» **Problem to work on**:
Copy out each line below that has the word "this" in it.

==*==

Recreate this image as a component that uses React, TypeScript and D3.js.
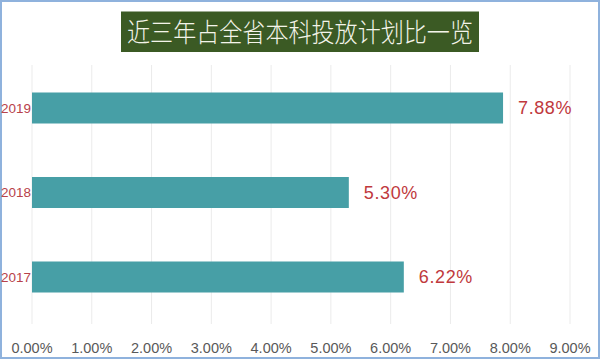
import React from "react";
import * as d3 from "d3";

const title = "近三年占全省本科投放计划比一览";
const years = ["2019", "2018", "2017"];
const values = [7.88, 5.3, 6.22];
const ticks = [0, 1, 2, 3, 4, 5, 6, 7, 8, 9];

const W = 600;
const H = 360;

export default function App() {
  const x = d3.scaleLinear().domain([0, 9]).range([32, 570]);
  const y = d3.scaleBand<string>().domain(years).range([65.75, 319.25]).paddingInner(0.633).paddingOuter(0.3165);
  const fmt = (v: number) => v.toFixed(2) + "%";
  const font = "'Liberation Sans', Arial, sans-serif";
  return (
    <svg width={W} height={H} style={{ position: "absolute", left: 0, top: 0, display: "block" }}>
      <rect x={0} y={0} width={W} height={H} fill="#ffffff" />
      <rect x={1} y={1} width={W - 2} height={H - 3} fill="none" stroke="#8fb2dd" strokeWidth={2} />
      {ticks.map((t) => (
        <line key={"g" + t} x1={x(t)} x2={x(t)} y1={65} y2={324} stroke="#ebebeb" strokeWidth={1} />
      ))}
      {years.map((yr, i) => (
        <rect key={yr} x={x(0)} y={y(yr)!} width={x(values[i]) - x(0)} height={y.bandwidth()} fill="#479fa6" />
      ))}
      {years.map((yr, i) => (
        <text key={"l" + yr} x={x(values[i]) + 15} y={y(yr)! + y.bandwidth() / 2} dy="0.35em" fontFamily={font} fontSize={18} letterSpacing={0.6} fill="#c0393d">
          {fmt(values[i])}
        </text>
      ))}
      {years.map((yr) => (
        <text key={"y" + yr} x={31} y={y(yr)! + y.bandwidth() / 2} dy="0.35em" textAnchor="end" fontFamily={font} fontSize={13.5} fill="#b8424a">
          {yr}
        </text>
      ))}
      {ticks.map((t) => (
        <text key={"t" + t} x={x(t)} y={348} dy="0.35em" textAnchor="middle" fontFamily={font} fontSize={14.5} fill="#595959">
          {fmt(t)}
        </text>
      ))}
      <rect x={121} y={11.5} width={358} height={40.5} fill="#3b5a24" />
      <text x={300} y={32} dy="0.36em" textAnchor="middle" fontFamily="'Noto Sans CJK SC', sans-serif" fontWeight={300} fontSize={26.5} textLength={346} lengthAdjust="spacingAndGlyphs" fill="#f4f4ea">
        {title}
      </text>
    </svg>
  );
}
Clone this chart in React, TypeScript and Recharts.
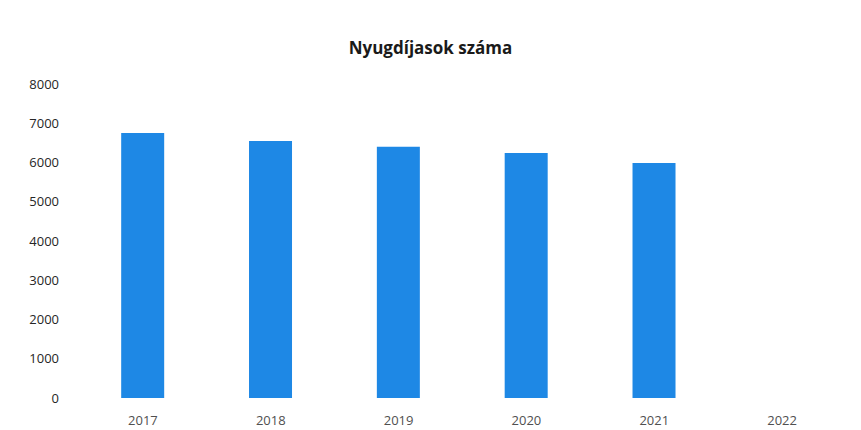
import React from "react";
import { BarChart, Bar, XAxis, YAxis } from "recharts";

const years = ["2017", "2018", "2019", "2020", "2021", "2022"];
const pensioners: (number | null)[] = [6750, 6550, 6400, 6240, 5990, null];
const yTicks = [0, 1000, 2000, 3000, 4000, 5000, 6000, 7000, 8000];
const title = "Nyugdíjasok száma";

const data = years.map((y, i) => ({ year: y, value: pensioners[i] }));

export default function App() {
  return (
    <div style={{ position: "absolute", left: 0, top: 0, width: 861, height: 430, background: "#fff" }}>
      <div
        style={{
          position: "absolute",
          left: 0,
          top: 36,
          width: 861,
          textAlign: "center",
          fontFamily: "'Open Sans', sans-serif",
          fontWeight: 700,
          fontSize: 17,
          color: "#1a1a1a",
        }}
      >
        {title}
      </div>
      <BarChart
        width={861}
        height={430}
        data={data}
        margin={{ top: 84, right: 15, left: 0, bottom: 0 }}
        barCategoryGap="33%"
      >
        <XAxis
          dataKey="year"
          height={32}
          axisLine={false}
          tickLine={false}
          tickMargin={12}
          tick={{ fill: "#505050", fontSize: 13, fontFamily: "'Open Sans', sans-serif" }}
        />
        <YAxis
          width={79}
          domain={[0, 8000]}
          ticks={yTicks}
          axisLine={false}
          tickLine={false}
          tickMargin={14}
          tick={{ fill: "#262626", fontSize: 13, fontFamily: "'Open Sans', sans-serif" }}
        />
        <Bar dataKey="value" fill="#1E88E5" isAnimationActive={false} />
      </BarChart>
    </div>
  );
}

==*==

» **Complete response**:
Recreate this image as a component that uses React, TypeScript and D3.js.
Clone this chart in React, TypeScript and Recharts.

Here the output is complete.